My First Mother’s Day: Holding Hope, Holding It All
This is my first Mother’s Day.
A sentence that probably sounds simple to most people, but to me, it carries the weight of years.
Six years, to be exact.
Six years of longing, waiting & hoping in ways that stretched me beyond what I thought I would survive. It’s a day I thought I’d never get to celebrate. And now, she’s here. My beautiful girl.
Motherhood is everything I imagined. Soft, overwhelming, beautiful in ways I don’t even have words for. And still, if I’m honest, it isn’t only that. Because alongside the gratitude and joy, there are other feelings too. Quieter feelings that don’t take away from the happiness, but exist alongside it.
My beautiful daughter is called Hope-Evelyn. A name I chose long before she existed, back in 2023.
“Hope” might sound obvious. But it was never just a name to me. It was survival.
Hope was the thread that carried me through every injection, every procedure, every setback, every moment where fear threatened to swallow me whole. Hope is what kept me going when stopping would have been easier.
I didn’t just hold onto hope. Hope held onto me, and now, I get to hold her.
She isn’t only named Hope — she is the living, breathing embodiment of everything that word meant to me during those years. Proof that even in the darkest seasons, some part of us keeps believing. Keeps trusting. Keeps reaching forward. Hoping.
And “Evelyn,” more quietly, means “wished-for child.”
And she is exactly that.
Every whispered prayer. Every birthday wish. Every 11:11. Every Christmas wish that I wrapped up silently and placed under my tree. Every Mother’s Day ache. She is all of it, made real.
As a psychotherapist, I spend so much time sitting with people in the space where conflicting emotions coexist. Where grief and joy can sit side by side. Where love and fear exist together.
And now I understand that space in a completely different way myself. Because the truth is this: the baby you finally hold does not erase the pain it took to get there.
It doesn’t undo the years of longing. The grief. The fear. The exhaustion. The strength it took to keep showing up over and over again.
That pain doesn’t disappear the second your dream arrives. It changes shape. It softens around the edges. But it stays part of you.
And for me, motherhood after IVF carries its own emotional complexity that people don’t talk about enough. Nobody really prepares you for what happens after the baby arrives. For the way your brain struggles to catch up to the reality that this is actually yours. That you really made it here. It’s over.
Even during pregnancy, I don’t think I ever fully exhaled. After IVF, your mind becomes wired for disaster. You wait for bad news. You try to protect yourself from heartbreak before it arrives.
I don’t think my brain could fully process that this was truly happening to me.
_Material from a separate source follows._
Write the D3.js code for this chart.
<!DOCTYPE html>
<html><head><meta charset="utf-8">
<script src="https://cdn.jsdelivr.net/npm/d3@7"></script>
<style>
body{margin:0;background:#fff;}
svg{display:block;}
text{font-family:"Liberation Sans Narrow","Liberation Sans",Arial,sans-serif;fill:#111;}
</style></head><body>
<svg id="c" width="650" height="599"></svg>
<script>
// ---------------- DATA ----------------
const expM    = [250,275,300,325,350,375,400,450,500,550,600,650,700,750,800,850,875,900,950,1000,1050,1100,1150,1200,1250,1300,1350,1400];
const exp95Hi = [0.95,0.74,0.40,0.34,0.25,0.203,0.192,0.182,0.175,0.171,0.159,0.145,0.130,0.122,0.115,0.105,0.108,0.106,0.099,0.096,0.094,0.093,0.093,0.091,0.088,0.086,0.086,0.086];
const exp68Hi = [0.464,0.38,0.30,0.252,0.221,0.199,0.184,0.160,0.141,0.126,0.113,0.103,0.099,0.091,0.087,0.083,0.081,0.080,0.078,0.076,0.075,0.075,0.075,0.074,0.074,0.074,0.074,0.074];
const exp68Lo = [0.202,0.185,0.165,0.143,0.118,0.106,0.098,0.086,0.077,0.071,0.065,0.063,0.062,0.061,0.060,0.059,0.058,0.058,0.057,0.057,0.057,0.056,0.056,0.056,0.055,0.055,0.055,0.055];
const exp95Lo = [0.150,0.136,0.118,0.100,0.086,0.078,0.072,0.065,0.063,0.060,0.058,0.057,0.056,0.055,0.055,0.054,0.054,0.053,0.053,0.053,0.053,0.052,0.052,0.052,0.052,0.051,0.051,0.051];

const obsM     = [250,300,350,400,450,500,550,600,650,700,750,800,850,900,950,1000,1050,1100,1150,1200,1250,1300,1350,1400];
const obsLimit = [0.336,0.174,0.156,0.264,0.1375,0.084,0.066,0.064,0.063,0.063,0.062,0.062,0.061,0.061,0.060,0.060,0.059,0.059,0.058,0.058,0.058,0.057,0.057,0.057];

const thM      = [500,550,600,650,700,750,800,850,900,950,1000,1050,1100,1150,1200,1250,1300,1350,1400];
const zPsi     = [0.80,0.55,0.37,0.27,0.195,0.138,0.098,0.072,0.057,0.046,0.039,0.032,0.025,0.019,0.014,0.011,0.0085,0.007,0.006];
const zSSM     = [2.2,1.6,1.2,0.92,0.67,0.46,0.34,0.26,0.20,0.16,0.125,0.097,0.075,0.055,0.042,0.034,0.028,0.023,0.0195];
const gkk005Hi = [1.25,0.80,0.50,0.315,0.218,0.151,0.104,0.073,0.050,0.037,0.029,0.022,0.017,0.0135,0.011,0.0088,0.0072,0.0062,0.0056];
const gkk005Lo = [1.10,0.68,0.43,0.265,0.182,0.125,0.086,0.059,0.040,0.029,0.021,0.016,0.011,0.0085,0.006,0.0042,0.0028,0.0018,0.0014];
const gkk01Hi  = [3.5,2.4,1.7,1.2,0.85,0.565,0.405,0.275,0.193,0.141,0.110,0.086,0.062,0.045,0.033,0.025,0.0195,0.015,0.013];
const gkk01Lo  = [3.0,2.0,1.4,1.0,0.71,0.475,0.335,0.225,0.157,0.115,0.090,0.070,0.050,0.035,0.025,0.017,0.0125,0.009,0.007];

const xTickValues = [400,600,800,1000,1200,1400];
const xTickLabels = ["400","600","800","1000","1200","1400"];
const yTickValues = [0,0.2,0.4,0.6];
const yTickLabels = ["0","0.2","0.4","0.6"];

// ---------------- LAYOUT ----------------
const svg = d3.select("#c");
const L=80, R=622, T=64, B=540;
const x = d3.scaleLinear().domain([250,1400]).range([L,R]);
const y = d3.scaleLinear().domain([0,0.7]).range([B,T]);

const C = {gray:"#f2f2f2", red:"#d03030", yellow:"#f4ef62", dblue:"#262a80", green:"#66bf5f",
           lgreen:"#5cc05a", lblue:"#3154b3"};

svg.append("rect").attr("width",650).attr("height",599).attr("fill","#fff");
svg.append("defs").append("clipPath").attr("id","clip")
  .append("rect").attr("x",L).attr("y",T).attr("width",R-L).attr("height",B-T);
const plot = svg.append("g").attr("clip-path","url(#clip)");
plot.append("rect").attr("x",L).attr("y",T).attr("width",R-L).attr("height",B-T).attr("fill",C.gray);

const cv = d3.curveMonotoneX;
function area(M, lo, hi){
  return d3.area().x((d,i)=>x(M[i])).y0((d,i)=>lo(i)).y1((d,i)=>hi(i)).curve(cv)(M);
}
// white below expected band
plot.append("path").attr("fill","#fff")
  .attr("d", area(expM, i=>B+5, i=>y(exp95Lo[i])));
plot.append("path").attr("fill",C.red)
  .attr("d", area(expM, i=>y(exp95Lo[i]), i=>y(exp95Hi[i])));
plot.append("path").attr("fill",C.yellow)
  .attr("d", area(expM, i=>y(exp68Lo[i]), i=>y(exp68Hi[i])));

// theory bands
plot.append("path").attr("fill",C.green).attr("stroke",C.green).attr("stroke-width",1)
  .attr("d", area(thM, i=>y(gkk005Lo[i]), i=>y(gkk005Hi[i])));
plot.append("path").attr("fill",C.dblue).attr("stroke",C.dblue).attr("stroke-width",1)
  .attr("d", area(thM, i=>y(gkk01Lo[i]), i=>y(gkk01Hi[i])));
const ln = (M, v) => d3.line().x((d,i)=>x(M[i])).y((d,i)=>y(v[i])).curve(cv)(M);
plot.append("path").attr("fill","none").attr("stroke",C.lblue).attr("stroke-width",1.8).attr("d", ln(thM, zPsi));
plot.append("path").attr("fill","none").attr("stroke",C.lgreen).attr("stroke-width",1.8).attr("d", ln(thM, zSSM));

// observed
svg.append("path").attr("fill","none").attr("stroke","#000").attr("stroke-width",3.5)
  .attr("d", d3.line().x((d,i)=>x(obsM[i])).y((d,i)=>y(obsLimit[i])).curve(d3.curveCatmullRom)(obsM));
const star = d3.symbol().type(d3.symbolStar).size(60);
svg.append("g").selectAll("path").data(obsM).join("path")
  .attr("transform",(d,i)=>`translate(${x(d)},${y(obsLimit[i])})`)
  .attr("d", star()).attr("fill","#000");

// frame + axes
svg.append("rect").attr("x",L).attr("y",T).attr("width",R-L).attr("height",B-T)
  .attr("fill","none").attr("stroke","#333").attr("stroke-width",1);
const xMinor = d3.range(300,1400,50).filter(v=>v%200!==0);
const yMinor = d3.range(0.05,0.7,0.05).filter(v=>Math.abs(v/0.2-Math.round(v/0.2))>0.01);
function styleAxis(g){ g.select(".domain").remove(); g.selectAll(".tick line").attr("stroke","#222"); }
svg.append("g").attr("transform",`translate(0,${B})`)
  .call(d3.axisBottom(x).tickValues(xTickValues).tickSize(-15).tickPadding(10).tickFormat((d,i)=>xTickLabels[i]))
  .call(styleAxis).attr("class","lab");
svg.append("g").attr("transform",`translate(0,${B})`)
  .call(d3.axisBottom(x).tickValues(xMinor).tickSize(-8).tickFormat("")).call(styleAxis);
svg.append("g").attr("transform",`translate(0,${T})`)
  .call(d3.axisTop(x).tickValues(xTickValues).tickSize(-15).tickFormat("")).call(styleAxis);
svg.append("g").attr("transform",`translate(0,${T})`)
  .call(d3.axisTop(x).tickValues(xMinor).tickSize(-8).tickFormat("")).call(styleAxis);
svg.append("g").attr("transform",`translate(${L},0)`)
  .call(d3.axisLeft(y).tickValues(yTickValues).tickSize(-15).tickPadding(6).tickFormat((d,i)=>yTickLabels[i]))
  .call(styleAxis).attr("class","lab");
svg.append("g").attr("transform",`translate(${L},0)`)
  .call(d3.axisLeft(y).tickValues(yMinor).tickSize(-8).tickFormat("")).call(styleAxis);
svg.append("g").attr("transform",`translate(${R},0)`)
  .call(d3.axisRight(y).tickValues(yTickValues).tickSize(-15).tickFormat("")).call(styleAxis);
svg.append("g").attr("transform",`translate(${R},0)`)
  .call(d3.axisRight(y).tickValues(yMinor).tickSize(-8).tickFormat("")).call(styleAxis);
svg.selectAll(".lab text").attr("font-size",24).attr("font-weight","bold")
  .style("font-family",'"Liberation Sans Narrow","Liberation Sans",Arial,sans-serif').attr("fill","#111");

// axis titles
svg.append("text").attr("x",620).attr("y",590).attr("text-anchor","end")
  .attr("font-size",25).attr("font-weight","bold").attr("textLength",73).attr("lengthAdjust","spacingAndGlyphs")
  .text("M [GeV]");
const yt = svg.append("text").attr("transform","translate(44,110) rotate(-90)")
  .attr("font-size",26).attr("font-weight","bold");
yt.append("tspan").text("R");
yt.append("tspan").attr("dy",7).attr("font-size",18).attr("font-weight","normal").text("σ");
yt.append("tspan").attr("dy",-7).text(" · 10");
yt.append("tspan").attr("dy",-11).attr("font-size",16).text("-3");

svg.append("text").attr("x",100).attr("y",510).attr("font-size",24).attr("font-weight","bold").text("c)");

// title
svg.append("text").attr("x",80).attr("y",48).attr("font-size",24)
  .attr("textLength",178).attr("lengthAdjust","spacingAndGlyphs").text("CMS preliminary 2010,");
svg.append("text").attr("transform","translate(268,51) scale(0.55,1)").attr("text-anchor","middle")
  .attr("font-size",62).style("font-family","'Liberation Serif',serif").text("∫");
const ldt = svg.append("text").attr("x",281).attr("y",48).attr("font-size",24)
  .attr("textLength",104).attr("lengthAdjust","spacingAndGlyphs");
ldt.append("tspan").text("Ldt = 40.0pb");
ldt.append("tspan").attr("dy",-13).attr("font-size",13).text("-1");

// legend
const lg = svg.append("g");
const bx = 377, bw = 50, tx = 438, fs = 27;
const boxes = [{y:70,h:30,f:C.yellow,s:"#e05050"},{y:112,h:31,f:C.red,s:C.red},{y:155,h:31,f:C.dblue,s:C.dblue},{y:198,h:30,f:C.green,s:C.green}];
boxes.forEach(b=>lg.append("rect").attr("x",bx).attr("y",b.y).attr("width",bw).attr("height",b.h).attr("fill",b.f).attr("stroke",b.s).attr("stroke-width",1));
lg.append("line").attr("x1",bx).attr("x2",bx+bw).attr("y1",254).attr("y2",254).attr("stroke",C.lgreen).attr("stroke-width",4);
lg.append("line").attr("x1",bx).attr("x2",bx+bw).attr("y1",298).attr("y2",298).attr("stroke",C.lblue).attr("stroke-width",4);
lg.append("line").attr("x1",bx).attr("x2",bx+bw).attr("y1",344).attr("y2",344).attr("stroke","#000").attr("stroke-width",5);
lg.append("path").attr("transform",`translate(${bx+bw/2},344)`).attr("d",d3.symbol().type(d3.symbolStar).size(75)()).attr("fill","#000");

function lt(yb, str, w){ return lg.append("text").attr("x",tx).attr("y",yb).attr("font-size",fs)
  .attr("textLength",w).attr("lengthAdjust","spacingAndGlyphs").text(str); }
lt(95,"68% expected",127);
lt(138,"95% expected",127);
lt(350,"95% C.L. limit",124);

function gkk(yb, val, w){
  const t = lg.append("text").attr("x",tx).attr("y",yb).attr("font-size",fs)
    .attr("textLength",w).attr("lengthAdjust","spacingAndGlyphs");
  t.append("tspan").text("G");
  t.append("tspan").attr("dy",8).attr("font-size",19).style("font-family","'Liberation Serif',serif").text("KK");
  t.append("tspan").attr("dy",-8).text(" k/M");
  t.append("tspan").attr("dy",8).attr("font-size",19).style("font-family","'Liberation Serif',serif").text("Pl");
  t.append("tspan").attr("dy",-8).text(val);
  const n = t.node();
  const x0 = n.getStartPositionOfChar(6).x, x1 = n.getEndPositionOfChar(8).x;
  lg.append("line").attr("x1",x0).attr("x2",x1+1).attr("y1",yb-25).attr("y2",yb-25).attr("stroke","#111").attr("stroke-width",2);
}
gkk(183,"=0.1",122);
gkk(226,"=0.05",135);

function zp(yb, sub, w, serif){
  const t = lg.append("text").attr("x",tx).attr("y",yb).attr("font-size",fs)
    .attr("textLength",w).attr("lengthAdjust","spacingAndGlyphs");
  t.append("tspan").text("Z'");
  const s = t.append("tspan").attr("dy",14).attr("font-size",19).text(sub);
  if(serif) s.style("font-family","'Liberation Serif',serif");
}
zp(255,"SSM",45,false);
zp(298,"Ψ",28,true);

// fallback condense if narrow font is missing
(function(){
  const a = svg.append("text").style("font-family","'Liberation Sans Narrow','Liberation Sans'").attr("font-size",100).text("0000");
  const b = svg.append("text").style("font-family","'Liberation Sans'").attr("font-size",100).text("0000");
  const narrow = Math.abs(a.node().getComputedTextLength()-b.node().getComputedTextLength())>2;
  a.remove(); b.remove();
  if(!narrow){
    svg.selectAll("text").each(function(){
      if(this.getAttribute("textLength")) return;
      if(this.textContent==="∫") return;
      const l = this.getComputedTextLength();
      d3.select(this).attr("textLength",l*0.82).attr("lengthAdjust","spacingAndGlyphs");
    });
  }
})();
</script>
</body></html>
That we would actually get to the finish line. I felt like I held my breath for nine months.
And even now, holding her in my arms, there are still quiet questions that creep in sometimes.
Will she be my only child?
Will this be my only experience of pregnancy?
Will I ever get to live through this again without fear sitting beside it?
Those thoughts can exist alongside overwhelming gratitude. Both things can be true, because IVF changes you. Infertility changes you.
You don’t walk through years of uncertainty and come out untouched. But if there is one thing I know for certain today, looking back, it’s this:
I became her mother long before I ever held her.
In every moment I chose to keep going. In every tear, every appointment, every fear I carried quietly (and sometimes loudly). In every ounce of strength that showed up, that I didn’t know I had, I was becoming her mother.
And the depth of the love I feel for her now is not separate from that journey. It is because of it. The darkness didn’t lessen my love, it deepened it.
Motherhood has changed me in ways I’m still discovering. It has softened me in some ways. The sharp edges I used to carry feel different now. But it has also made me fiercer than I have ever been. There is a strength in me that feels instinctive. The kind that would walk through fire for her without hesitation.
Motherhood itself is made up mostly of tiny moments.
Feeding her. Soothing her. Rocking her back to sleep.
Repeating the same cycles over and over. Sometimes it can feel mundane. And then suddenly she looks at me, or smiles at me, or settles into my chest and I feel something so overwhelming it almost hurts. A love so deep it takes my breath away.
I have never known anything like it. And I feel profoundly aware of what it took to get here. I do not take a single second of this for granted.
Not one cuddle.
Not one sleepless night.
Not one breath.
And so today, I hold space not just for myself, but for every woman still in the waiting.
To every mother still wishing, still hoping, still praying — I see you. I know how heavy that longing can feel.
I know the quiet heartbreak of wanting something so deeply while trying to survive the waiting.
And I hope, that your story finds its way to you too, in a way even more beautiful than you ever imagined.
But until then, your grief deserves space too. Your pain deserves compassion.Your journey matters exactly as it is.
This Mother’s Day, I am holding it all.
The joy.
The love.
The gratitude.
The healing.
The fear.
And the echoes of everything it took to get here.
And somehow, all of it together…feels like Hope.